The outcomes against which Component Two is measured include:
-          Both grantees and other think tanks and research organizations are producing more evidence-based policy relevant research and analysis.
-          CSOs and members of the DPR and their staff are more informed consumers of evidence-based policy analysis.
-          Prorep partner organizations, think tanks, CSOs or members of the DPR, as well as non-partner entities such as other think tanks, the press and the donor community are, as a consequence of Prorep sponsored activity,  more deeply informed in topic areas targeted by Prorep.

Illustrative activities could include:
-          Organize for Prorep a series of workshops/conferences on select public policy issues facing the legislature,
involving think tanks, CSO, DPR members and staff.
-          Conceptualization of focused research grants on topics of relevance to the DPR
-          Write, for external audiences, policy briefs, reports, and analyses of issues confronting think tanks and other Indonesian providers of evidence-based policy analysis.
-          Coordinating Prorep input into USAID’s implementation of their emerging strategy for their Indonesia program.
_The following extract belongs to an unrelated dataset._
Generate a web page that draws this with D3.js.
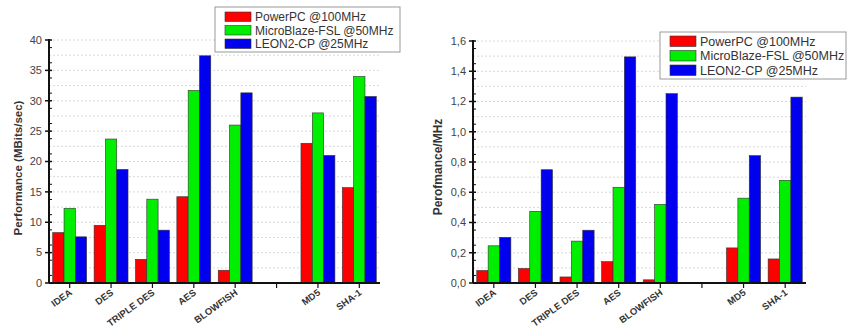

VI.             Supervision
The Public Policy Specialist will report directly to the Chief of Party. 
VII.          Qualifications
Advanced degree in a relevant field such as economics, law or political science. A minimum of 7 years experience with public policy formulation, including working in a think tank, legislature or government agency.. Familiarity with implementation of international donor funded projects a plus. Familiarity with Indonesian or Asian politics and governance a plus. Must be bi-lingual in Bahasa Indonesian and English.

VIII.       Time Frame and
Level of Effort
The assignment will be a full-time position and is expected to begin on or about August 15, 2013 and conclude on or about March 15, 2014, with an option to extend until April 2016.